Running a private root content DNS server was pioneered by djbdns and experimental when djbdns was originally developed at the turn of the 21st century. In djbwares, it is nowadays one of the conventional DNS services.
The benefits of doing this are well known, and this is a brief summary.
There is a fair amount of DNS lookup traffic that for privacy reasons should not be sent out to Internet at large, where anyone on any hop between the originating system and (at least, but not limited to) the public root content DNS servers can read the DNS queries in flight.
There is a fair amount of DNS lookup traffic that is just useless, being totally bogus transactions, that will never succeed, caused by some very common mis-configurations or mis-uses.
No off-site content DNS server, no matter how far out to "the edge" it may be pushed, is going to be fewer hops away than an on-site, or even an on-machine, one.
There have for decades been concerns at how much the fundamentals of the Internet still rely upon the good intentions of one particular country's government. Fears that it may one day decide no longer to fund infrastructure for the global good have not exactly been allayed by events in the 2020s.

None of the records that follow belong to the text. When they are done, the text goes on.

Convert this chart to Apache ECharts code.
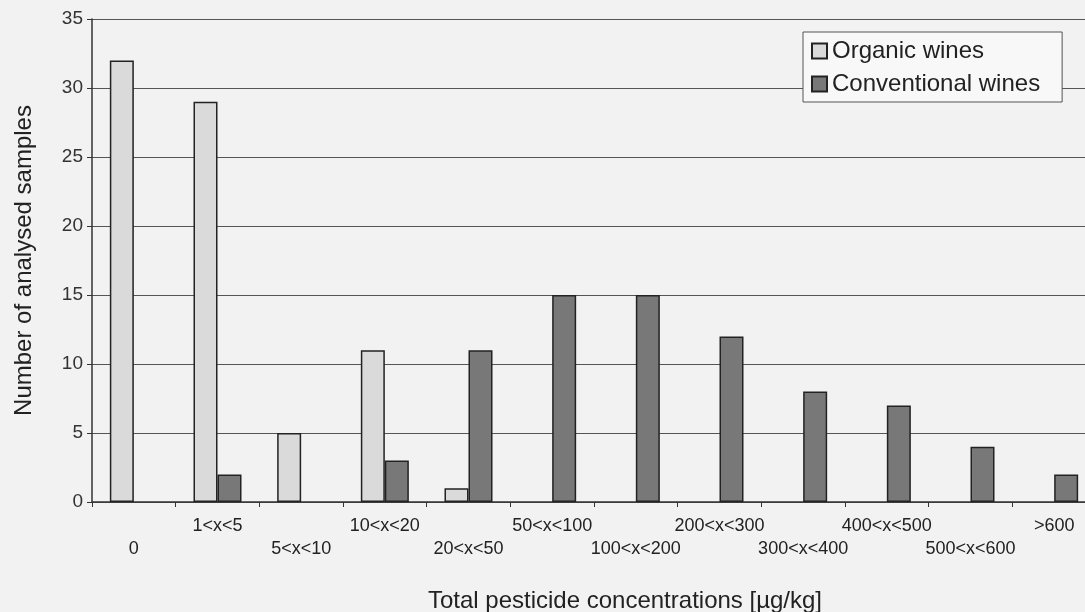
<!DOCTYPE html>
<html>
<head>
<meta charset="utf-8">
<script src="https://cdn.jsdelivr.net/npm/echarts@6/dist/echarts.min.js"></script>
<style>
html,body{margin:0;padding:0;background:#f2f2f2;}
#c{width:1085px;height:612px;}
</style>
</head>
<body>
<div id="c"></div>
<script>
const categories = ['0','1<x<5','5<x<10','10<x<20','20<x<50','50<x<100','100<x<200','200<x<300','300<x<400','400<x<500','500<x<600','>600'];
const organic = [32, 29, 5, 11, 1, 0, 0, 0, 0, 0, 0, 0];
const conventional = [0, 2, 0, 3, 11, 15, 15, 12, 8, 7, 4, 2];
const yTicks = [0, 5, 10, 15, 20, 25, 30, 35];

const hideZero = function (arr) { return arr.map(function (v) { return v === 0 ? '-' : v; }); };

const chart = echarts.init(document.getElementById('c'), null, {renderer:'canvas'});
const font = 'Liberation Sans, Arial, sans-serif';
chart.setOption({
  backgroundColor: '#f2f2f2',
  animation: false,
  textStyle: {fontFamily: font},
  grid: {left: 92, top: 19, width: 1004, height: 483, containLabel: false, outerBoundsMode: 'none'},
  legend: {
    orient: 'vertical', left: 803, top: 32,
    icon: 'rect',
    itemWidth: 15, itemHeight: 15, itemGap: 9,
    padding: [7, 22, 6, 8],
    backgroundColor: '#f8f8f8', borderColor: '#555', borderWidth: 1,
    textStyle: {fontSize: 24, color: '#222', fontFamily: font, padding: [0,0,0,0]},
    data: ['Organic wines', 'Conventional wines']
  },
  xAxis: {
    type: 'category', data: categories,
    name: 'Total pesticide concentrations [\u00b5g/kg]',
    nameLocation: 'middle', nameGap: 87,
    nameTextStyle: {fontSize: 24, color: '#222', fontFamily: font, padding: [0,0,0,62]},
    axisLine: {lineStyle: {color: '#333', width: 1.5}},
    axisTick: {show: true, length: 5, lineStyle: {color: '#333'}},
    axisLabel: {
      interval: 0, fontSize: 18, color: '#222', margin: 13, lineHeight: 23,
      formatter: function (v, i) { return i % 2 === 0 ? '\n' + v : v; }
    }
  },
  yAxis: {
    type: 'value', min: 0, max: 35, interval: 5,
    name: 'Number of analysed samples',
    nameLocation: 'middle', nameGap: 56,
    nameTextStyle: {fontSize: 24, color: '#222', fontFamily: font},
    axisLine: {show: true, lineStyle: {color: '#333', width: 1.5}},
    axisTick: {show: true, length: 5, inside: false, lineStyle: {color: '#333'}},
    axisLabel: {fontSize: 19, color: '#333', margin: 9,
      formatter: function (v) { return yTicks.indexOf(v) >= 0 ? String(v) : ''; }},
    splitLine: {show: true, lineStyle: {color: '#555', width: 1}}
  },
  series: [
    {
      name: 'Organic wines', type: 'bar', data: hideZero(organic),
      barWidth: 24, barGap: '0%',
      itemStyle: {color: '#dadada', borderColor: '#222', borderWidth: 1.5}
    },
    {
      name: 'Conventional wines', type: 'bar', data: hideZero(conventional),
      barWidth: 24, barGap: '0%',
      itemStyle: {color: '#787878', borderColor: '#222', borderWidth: 1.5}
    }
  ]
});
</script>
</body>
</html>
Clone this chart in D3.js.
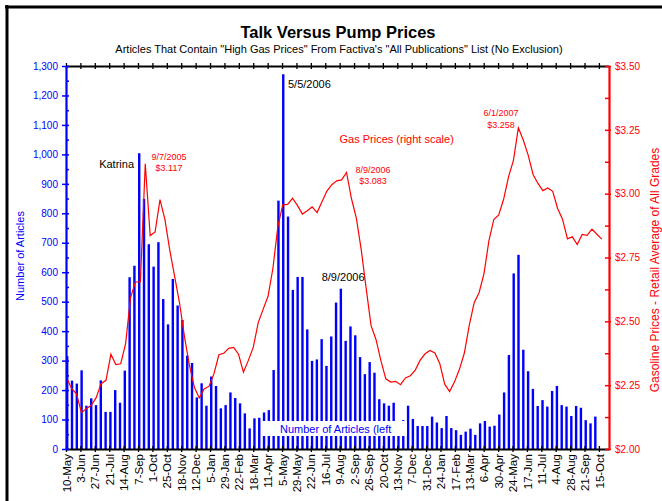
<!DOCTYPE html>
<html><head><meta charset="utf-8">
<script src="https://cdn.jsdelivr.net/npm/d3@7"></script>
<style>
body{margin:0;background:#fff}
svg{display:block}
text{font-family:"Liberation Sans",Arial,Helvetica,sans-serif}
</style>
</head><body>
<svg id="c" width="662" height="501"></svg>
<script>
// ---------------- data ----------------
const tickLabels = ["10-May","3-Jun","27-Jun","21-Jul","14-Aug","7-Sep","1-Oct","25-Oct","18-Nov","12-Dec",
  "5-Jan","29-Jan","22-Feb","18-Mar","11-Apr","5-May","29-May","22-Jun","16-Jul","9-Aug",
  "2-Sep","26-Sep","20-Oct","13-Nov","7-Dec","31-Dec","24-Jan","17-Feb","13-Mar","6-Apr",
  "30-Apr","24-May","17-Jun","11-Jul","4-Aug","28-Aug","21-Sep","15-Oct"];

// number of articles per 8-day period starting 10-May-2005
const articleCounts = [315,232,222,267,147,172,149,233,126,126,
  200,157,266,583,622,1004,849,695,619,702,
  509,423,577,487,438,317,292,175,223,147,
  246,214,138,149,192,173,155,121,70,104,
  106,124,132,268,843,1272,789,540,584,584,
  406,299,304,373,282,382,497,544,367,416,
  386,312,254,295,259,169,155,147,157,80,
  98,147,102,78,78,78,110,90,71,112,
  71,64,48,59,69,48,87,95,76,79,
  117,192,319,596,659,337,264,204,146,166,
  144,197,214,149,144,112,146,140,98,87,110];

// gasoline retail price, all grades ($/gal)
const gasPrices = [2.279,2.236,2.216,2.142,2.158,2.171,2.201,2.256,2.269,2.371,
  2.331,2.334,2.413,2.593,2.654,2.654,3.117,2.836,2.850,2.977,
  2.899,2.778,2.674,2.569,2.438,2.327,2.242,2.200,2.235,2.246,
  2.295,2.369,2.375,2.394,2.398,2.371,2.301,2.347,2.398,2.494,
  2.547,2.597,2.707,2.870,2.956,2.958,2.982,2.954,2.920,2.933,
  2.948,2.926,2.968,3.010,3.035,3.050,3.054,3.083,2.981,2.904,
  2.780,2.629,2.483,2.429,2.346,2.275,2.262,2.265,2.252,2.278,
  2.287,2.309,2.348,2.373,2.386,2.376,2.334,2.254,2.225,2.263,
  2.312,2.376,2.484,2.573,2.612,2.687,2.815,2.899,2.917,2.978,
  3.066,3.130,3.258,3.210,3.151,3.075,3.040,3.012,3.022,3.009,
  2.942,2.900,2.823,2.831,2.801,2.840,2.837,2.861,2.841,2.822];

const leftTicks = [0,100,200,300,400,500,600,700,800,900,1000,1100,1200,1300];
const rightTicks = [2.00,2.25,2.50,2.75,3.00,3.25,3.50];

// ---------------- layout ----------------
const BLUE = "#0000ff", RED = "#ff0000";
const svg = d3.select("#c");
const PL = 66, PR = 609, PT = 66, PB = 449;

const x = d3.scaleLinear().domain([0, 113.1]).range([PL, PR]);
const yL = d3.scaleLinear().domain([0, 1300]).range([PB, PT]);
const yR = d3.scaleLinear().domain([2, 3.5]).range([PB, PT]);
const xg = d3.scaleLinear().domain([0, gasPrices.length - 1]).range([x(0.15), x(111.6)]);

// frame (cropped)
svg.append("line").attr("x1",5).attr("x2",662).attr("y1",7).attr("y2",7).attr("stroke","#000").attr("stroke-width",3);
svg.append("line").attr("x1",7).attr("x2",7).attr("y1",5).attr("y2",501).attr("stroke","#000").attr("stroke-width",3);

// titles
svg.append("text").attr("x",338).attr("y",38).attr("text-anchor","middle")
  .attr("font-size",16.5).attr("font-weight","bold").text("Talk Versus Pump Prices");
svg.append("text").attr("x",339).attr("y",52.5).attr("text-anchor","middle")
  .attr("font-size",11).text("Articles That Contain \"High Gas Prices\" From Factiva's \"All Publications\" List (No Exclusion)");

// bars
svg.append("g").selectAll("rect").data(articleCounts).join("rect")
  .attr("x",(d,i)=>x(i)).attr("width",2.4)
  .attr("y",d=>yL(d)).attr("height",d=>yL(0)-yL(d))
  .attr("fill",BLUE);

// gas line
svg.append("path").datum(gasPrices)
  .attr("d", d3.line().x((d,i)=>xg(i)).y(d=>yR(d)))
  .attr("fill","none").attr("stroke",RED).attr("stroke-width",1.2);

// legend box (truncated)
svg.append("rect").attr("x",261).attr("y",421).attr("width",146).attr("height",15).attr("fill","#fff");
svg.append("text").attr("x",280).attr("y",433).attr("font-size",11).attr("fill",BLUE).text("Number of Articles (left");

// x axes (top and bottom, crossing ticks)
const xt = d3.range(0, 112, 3);
const axB = svg.append("g").attr("transform",`translate(0,${PB})`)
  .call(d3.axisBottom(x).tickValues(xt).tickFormat((d,i)=>tickLabels[i]).tickSizeInner(3).tickSizeOuter(0));
axB.select(".domain").attr("stroke","#000").attr("stroke-width",2);
axB.selectAll(".tick line").attr("stroke","#000").attr("stroke-width",1.3);
axB.selectAll(".tick text")
  .attr("transform","rotate(-90)").attr("text-anchor","end")
  .attr("x",-5).attr("y",0).attr("dy","0.36em")
  .attr("font-size",11.5).attr("fill","#000").attr("font-family",null);
svg.append("g").attr("transform",`translate(0,${PB})`)
  .call(d3.axisTop(x).tickValues(xt).tickFormat("").tickSizeInner(3).tickSizeOuter(0))
  .call(g=>{g.select(".domain").remove(); g.selectAll(".tick line").attr("stroke","#000").attr("stroke-width",1.3);});

const axT = svg.append("g").attr("transform",`translate(0,${PT})`)
  .call(d3.axisTop(x).tickValues(xt).tickFormat("").tickSizeInner(3).tickSizeOuter(0));
axT.select(".domain").attr("stroke","#000").attr("stroke-width",2);
axT.selectAll(".tick line").attr("stroke","#000").attr("stroke-width",1.3);
svg.append("g").attr("transform",`translate(0,${PT})`)
  .call(d3.axisBottom(x).tickValues(xt).tickFormat("").tickSizeInner(3).tickSizeOuter(0))
  .call(g=>{g.select(".domain").remove(); g.selectAll(".tick line").attr("stroke","#000").attr("stroke-width",1.3);});

// left axis
const axL = svg.append("g").attr("transform",`translate(${PL},0)`)
  .call(d3.axisLeft(yL).tickValues(leftTicks).tickFormat(d3.format(",")).tickSizeInner(4).tickSizeOuter(0).tickPadding(4));
axL.select(".domain").attr("stroke",BLUE).attr("stroke-width",2.2);
axL.selectAll(".tick line").attr("stroke",BLUE).attr("stroke-width",1.5);
axL.selectAll(".tick text").attr("fill",BLUE).attr("font-size",10).attr("font-family",null);
svg.append("g").attr("transform",`translate(${PL},0)`)
  .call(d3.axisRight(yL).tickValues(d3.range(0,1301,50)).tickFormat("").tickSizeInner(3).tickSizeOuter(0))
  .call(g=>{g.select(".domain").remove(); g.selectAll(".tick line").attr("stroke",BLUE).attr("stroke-width",1.5);});

// right axis
const axR = svg.append("g").attr("transform",`translate(${PR},0)`)
  .call(d3.axisRight(yR).tickValues(rightTicks).tickFormat(d3.format("$.2f")).tickSizeInner(2).tickSizeOuter(0).tickPadding(4));
axR.select(".domain").attr("stroke",RED).attr("stroke-width",2.2);
axR.selectAll(".tick line").attr("stroke",RED).attr("stroke-width",1.5);
axR.selectAll(".tick text").attr("fill",RED).attr("font-size",10).attr("font-family",null);
svg.append("g").attr("transform",`translate(${PR},0)`)
  .call(d3.axisLeft(yR).tickValues(d3.range(2,3.5001,0.125)).tickFormat("").tickSizeInner(4).tickSizeOuter(0))
  .call(g=>{g.select(".domain").remove(); g.selectAll(".tick line").attr("stroke",RED).attr("stroke-width",1.5);});

// axis titles
svg.append("text").attr("transform","translate(24,256) rotate(-90)").attr("text-anchor","middle")
  .attr("font-size",11).attr("fill",BLUE).text("Number of Articles");
svg.append("text").attr("transform","translate(659,270) rotate(-90)").attr("text-anchor","middle")
  .attr("font-size",12).attr("fill",RED).text("Gasoline Prices - Retail Average of All Grades");

// annotations
const notes = [
  {t:"Katrina", x:134, y:168, a:"end", s:11, c:"#000"},
  {t:"9/7/2005", x:169, y:159.5, a:"middle", s:9, c:RED},
  {t:"$3.117", x:169, y:171, a:"middle", s:9, c:RED},
  {t:"5/5/2006", x:288, y:88.3, a:"start", s:11, c:"#000"},
  {t:"Gas Prices (right scale)", x:339.5, y:142.5, a:"start", s:11, c:RED},
  {t:"8/9/2006", x:373, y:172.5, a:"middle", s:9, c:RED},
  {t:"$3.083", x:373, y:184, a:"middle", s:9, c:RED},
  {t:"8/9/2006", x:321.7, y:280.5, a:"start", s:11, c:"#000"},
  {t:"6/1/2007", x:501, y:116, a:"middle", s:9, c:RED},
  {t:"$3.258", x:501, y:128, a:"middle", s:9, c:RED}
];
svg.append("g").selectAll("text").data(notes).join("text")
  .attr("x",d=>d.x).attr("y",d=>d.y).attr("text-anchor",d=>d.a)
  .attr("font-size",d=>d.s).attr("fill",d=>d.c).text(d=>d.t);
</script>
</body></html>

In the event of one's LAN losing Internet connectivity, an on-LAN private root will keep at least some DNS functionality alive, including one's own domains (if combined into the same database) and the handling of the bogus traffic. Amusingly, this is the same sort of thinking that has this very Guide installable in off-line form.

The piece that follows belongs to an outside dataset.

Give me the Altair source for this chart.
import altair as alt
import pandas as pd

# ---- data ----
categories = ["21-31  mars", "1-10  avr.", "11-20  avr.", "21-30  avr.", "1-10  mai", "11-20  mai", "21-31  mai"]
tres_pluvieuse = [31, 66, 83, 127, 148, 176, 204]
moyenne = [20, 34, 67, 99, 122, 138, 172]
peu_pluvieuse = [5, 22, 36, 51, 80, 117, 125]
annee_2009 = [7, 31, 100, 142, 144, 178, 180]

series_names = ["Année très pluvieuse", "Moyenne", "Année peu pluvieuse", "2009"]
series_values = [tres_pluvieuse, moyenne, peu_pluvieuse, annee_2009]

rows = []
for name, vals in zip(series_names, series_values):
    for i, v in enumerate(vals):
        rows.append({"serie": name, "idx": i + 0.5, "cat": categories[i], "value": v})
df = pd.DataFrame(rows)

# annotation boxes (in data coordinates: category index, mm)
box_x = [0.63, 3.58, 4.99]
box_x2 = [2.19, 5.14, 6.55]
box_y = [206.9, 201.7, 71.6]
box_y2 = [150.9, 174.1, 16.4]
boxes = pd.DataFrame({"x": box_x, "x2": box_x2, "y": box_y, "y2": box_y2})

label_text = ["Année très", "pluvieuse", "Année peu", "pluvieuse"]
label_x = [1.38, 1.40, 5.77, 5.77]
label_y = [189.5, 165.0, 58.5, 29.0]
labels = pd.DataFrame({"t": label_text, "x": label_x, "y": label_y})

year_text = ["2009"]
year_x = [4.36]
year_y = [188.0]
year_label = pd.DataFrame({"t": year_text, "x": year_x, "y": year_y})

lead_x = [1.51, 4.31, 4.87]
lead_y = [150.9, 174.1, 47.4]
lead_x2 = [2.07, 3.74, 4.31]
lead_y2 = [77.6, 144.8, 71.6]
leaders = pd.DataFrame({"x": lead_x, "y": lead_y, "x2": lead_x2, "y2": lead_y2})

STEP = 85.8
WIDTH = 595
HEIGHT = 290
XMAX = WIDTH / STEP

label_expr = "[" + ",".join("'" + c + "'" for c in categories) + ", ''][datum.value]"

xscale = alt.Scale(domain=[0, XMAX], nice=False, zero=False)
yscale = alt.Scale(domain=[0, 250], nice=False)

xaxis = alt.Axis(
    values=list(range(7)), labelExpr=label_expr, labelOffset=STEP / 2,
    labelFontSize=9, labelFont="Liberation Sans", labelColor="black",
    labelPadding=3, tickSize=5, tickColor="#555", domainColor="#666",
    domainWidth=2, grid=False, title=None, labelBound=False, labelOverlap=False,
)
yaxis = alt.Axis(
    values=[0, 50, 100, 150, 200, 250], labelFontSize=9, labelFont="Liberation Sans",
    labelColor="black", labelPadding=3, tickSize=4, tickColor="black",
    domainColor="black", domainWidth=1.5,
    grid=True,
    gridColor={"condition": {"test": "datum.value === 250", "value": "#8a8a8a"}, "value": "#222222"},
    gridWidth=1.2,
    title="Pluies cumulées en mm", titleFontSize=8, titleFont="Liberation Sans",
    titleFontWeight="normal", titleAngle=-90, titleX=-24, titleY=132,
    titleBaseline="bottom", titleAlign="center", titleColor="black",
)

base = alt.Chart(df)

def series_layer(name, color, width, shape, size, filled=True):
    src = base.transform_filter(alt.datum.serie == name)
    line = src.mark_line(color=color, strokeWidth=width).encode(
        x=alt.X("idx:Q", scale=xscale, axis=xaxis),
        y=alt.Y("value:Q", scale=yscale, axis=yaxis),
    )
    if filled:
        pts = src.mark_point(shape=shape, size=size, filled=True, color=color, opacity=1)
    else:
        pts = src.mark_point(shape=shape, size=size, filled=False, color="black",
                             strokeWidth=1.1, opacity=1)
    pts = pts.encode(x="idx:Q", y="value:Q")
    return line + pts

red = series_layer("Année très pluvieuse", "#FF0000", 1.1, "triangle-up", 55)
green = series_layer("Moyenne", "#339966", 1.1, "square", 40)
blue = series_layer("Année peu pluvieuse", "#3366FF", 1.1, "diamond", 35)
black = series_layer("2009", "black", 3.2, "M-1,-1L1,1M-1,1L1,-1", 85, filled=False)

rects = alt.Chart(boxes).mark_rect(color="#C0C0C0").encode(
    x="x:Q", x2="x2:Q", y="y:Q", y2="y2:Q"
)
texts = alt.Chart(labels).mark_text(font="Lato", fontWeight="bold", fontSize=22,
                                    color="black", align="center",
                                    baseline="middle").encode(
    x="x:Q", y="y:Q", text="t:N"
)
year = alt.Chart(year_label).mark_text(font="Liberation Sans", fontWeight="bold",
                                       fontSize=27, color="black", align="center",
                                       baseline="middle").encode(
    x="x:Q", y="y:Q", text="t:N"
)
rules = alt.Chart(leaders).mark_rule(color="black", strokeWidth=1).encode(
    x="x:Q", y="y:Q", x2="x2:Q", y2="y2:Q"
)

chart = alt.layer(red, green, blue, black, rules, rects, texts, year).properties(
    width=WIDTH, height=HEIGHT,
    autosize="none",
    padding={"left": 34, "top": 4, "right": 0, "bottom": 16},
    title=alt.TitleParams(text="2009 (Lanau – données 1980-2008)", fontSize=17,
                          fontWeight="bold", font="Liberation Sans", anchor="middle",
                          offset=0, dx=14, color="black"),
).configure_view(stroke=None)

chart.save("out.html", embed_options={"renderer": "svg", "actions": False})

Conceptually, a private root content DNS server introduces pretty much nothing that is not simply the normal operation of tinydns
.
One obtains the data to publish from a primary source; one filters out extraneous items; one handles any overlaps and conflicts with other data; and one compiles the result with tinydns-data
.
The traditional mechanism for managing the tinydns database is make
and a Makefile
and all of these tasks are fairly simple exercises in make
rules and widely-available flat-file variable-length text-database processing tools like Miller and AWK.
An example private root Makefile
is not provided with djbwares; because it would overlap with the one provided by the nosh toolset which is used as an initial template when creating new tinydns services.
That example actually replicates more than just the root, as several subdomains of the root, including Estonia's for example, provide downloadable/replicatable versions of their data.
It demonstrates one way in which to resolve conflicts when one is combining data from (the database of) a delegated-from server with data from (the database of) a delegated-to server.
It also demonstrates the necessary location tagging, so that the private root data do not affect what is published publicly, and split-horizon DNS service.